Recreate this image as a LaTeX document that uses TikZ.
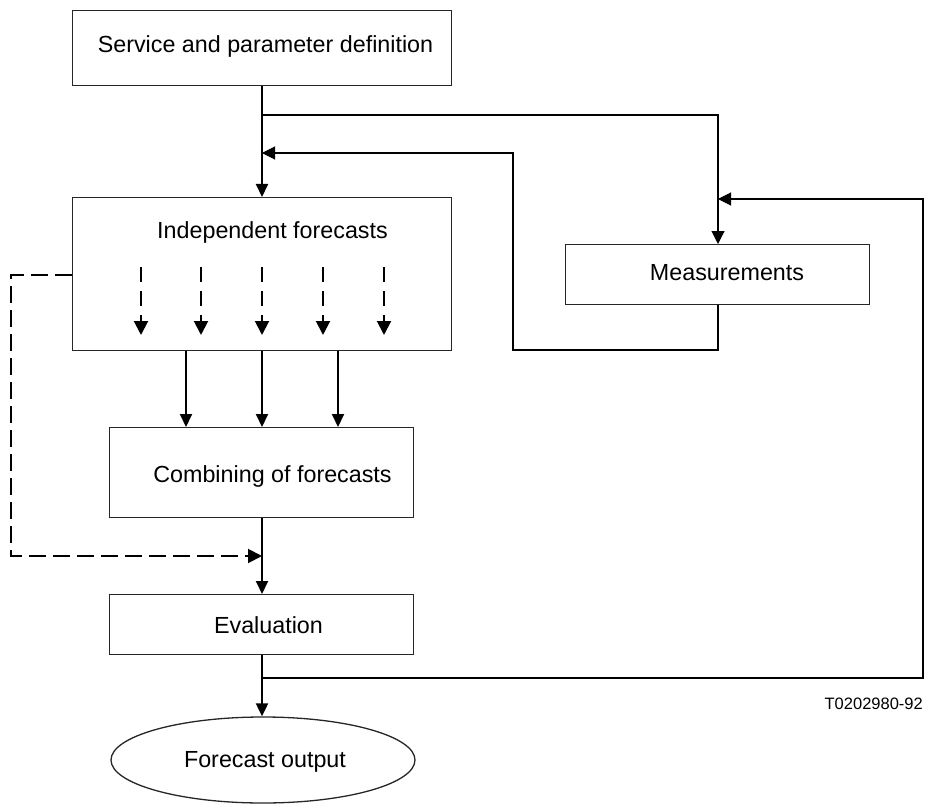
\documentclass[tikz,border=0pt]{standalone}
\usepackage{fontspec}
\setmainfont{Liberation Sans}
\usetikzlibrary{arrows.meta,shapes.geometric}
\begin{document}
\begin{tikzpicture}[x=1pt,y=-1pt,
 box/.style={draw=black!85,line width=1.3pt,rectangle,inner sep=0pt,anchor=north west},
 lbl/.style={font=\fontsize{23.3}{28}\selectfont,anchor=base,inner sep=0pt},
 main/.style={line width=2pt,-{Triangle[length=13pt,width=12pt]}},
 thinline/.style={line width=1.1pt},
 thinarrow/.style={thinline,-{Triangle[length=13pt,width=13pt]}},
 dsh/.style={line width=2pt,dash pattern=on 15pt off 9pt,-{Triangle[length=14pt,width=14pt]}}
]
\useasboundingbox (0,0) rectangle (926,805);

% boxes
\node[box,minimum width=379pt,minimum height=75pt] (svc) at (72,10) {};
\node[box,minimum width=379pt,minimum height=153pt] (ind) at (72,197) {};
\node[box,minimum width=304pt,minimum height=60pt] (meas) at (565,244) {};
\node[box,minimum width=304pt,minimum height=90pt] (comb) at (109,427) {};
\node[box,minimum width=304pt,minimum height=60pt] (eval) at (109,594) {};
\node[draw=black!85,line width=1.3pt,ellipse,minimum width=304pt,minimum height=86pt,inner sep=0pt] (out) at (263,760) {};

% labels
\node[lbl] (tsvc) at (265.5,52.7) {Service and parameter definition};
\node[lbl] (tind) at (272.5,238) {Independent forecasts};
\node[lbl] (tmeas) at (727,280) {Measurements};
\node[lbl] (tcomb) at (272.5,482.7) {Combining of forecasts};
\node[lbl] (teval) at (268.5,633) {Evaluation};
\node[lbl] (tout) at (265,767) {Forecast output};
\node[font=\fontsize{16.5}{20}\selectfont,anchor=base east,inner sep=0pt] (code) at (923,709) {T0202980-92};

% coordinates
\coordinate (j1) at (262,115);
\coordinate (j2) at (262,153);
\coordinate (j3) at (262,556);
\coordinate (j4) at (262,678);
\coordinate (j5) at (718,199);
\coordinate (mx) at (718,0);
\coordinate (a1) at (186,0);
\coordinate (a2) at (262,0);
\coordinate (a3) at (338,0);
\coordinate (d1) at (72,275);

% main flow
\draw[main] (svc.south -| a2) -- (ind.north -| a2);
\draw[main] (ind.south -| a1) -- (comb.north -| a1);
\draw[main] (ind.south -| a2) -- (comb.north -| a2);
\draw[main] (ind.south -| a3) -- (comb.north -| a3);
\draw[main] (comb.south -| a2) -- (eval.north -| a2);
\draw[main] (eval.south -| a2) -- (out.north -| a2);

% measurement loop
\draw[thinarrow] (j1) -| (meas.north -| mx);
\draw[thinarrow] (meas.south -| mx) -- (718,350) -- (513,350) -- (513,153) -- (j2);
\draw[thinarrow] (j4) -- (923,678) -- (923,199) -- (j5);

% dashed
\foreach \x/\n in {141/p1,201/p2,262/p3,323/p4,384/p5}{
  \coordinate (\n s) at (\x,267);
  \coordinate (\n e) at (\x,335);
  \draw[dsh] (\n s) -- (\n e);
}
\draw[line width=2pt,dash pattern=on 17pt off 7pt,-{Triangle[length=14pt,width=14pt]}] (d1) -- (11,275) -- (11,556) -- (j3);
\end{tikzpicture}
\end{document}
++++++
Output a faithful copy of the data, with each picture left out.

Recreate this image as a LaTeX document that uses TikZ.
\documentclass[tikz,border=0pt]{standalone}
\usepackage{fontspec}
\setmainfont{Liberation Sans}
\usetikzlibrary{arrows.meta,shapes.geometric}
\begin{document}
\begin{tikzpicture}[x=1pt,y=-1pt,
 box/.style={draw=black!85,line width=1.3pt,rectangle,inner sep=0pt,anchor=north west},
 lbl/.style={font=\fontsize{23.3}{28}\selectfont,anchor=base,inner sep=0pt},
 main/.style={line width=2pt,-{Triangle[length=13pt,width=12pt]}},
 thinline/.style={line width=1.1pt},
 thinarrow/.style={thinline,-{Triangle[length=13pt,width=13pt]}},
 dsh/.style={line width=2pt,dash pattern=on 15pt off 9pt,-{Triangle[length=14pt,width=14pt]}}
]
\useasboundingbox (0,0) rectangle (926,805);

% boxes
\node[box,minimum width=379pt,minimum height=75pt] (svc) at (72,10) {};
\node[box,minimum width=379pt,minimum height=153pt] (ind) at (72,197) {};
\node[box,minimum width=304pt,minimum height=60pt] (meas) at (565,244) {};
\node[box,minimum width=304pt,minimum height=90pt] (comb) at (109,427) {};
\node[box,minimum width=304pt,minimum height=60pt] (eval) at (109,594) {};
\node[draw=black!85,line width=1.3pt,ellipse,minimum width=304pt,minimum height=86pt,inner sep=0pt] (out) at (263,760) {};

% labels
\node[lbl] (tsvc) at (265.5,52.7) {Service and parameter definition};
\node[lbl] (tind) at (272.5,238) {Independent forecasts};
\node[lbl] (tmeas) at (727,280) {Measurements};
\node[lbl] (tcomb) at (272.5,482.7) {Combining of forecasts};
\node[lbl] (teval) at (268.5,633) {Evaluation};
\node[lbl] (tout) at (265,767) {Forecast output};
\node[font=\fontsize{16.5}{20}\selectfont,anchor=base east,inner sep=0pt] (code) at (923,709) {T0202980-92};

% coordinates
\coordinate (j1) at (262,115);
\coordinate (j2) at (262,153);
\coordinate (j3) at (262,556);
\coordinate (j4) at (262,678);
\coordinate (j5) at (718,199);
\coordinate (mx) at (718,0);
\coordinate (a1) at (186,0);
\coordinate (a2) at (262,0);
\coordinate (a3) at (338,0);
\coordinate (d1) at (72,275);

% main flow
\draw[main] (svc.south -| a2) -- (ind.north -| a2);
\draw[main] (ind.south -| a1) -- (comb.north -| a1);
\draw[main] (ind.south -| a2) -- (comb.north -| a2);
\draw[main] (ind.south -| a3) -- (comb.north -| a3);
\draw[main] (comb.south -| a2) -- (eval.north -| a2);
\draw[main] (eval.south -| a2) -- (out.north -| a2);

% measurement loop
\draw[thinarrow] (j1) -| (meas.north -| mx);
\draw[thinarrow] (meas.south -| mx) -- (718,350) -- (513,350) -- (513,153) -- (j2);
\draw[thinarrow] (j4) -- (923,678) -- (923,199) -- (j5);

% dashed
\foreach \x/\n in {141/p1,201/p2,262/p3,323/p4,384/p5}{
  \coordinate (\n s) at (\x,267);
  \coordinate (\n e) at (\x,335);
  \draw[dsh] (\n s) -- (\n e);
}
\draw[line width=2pt,dash pattern=on 17pt off 7pt,-{Triangle[length=14pt,width=14pt]}] (d1) -- (11,275) -- (11,556) -- (j3);
\end{tikzpicture}
\end{document}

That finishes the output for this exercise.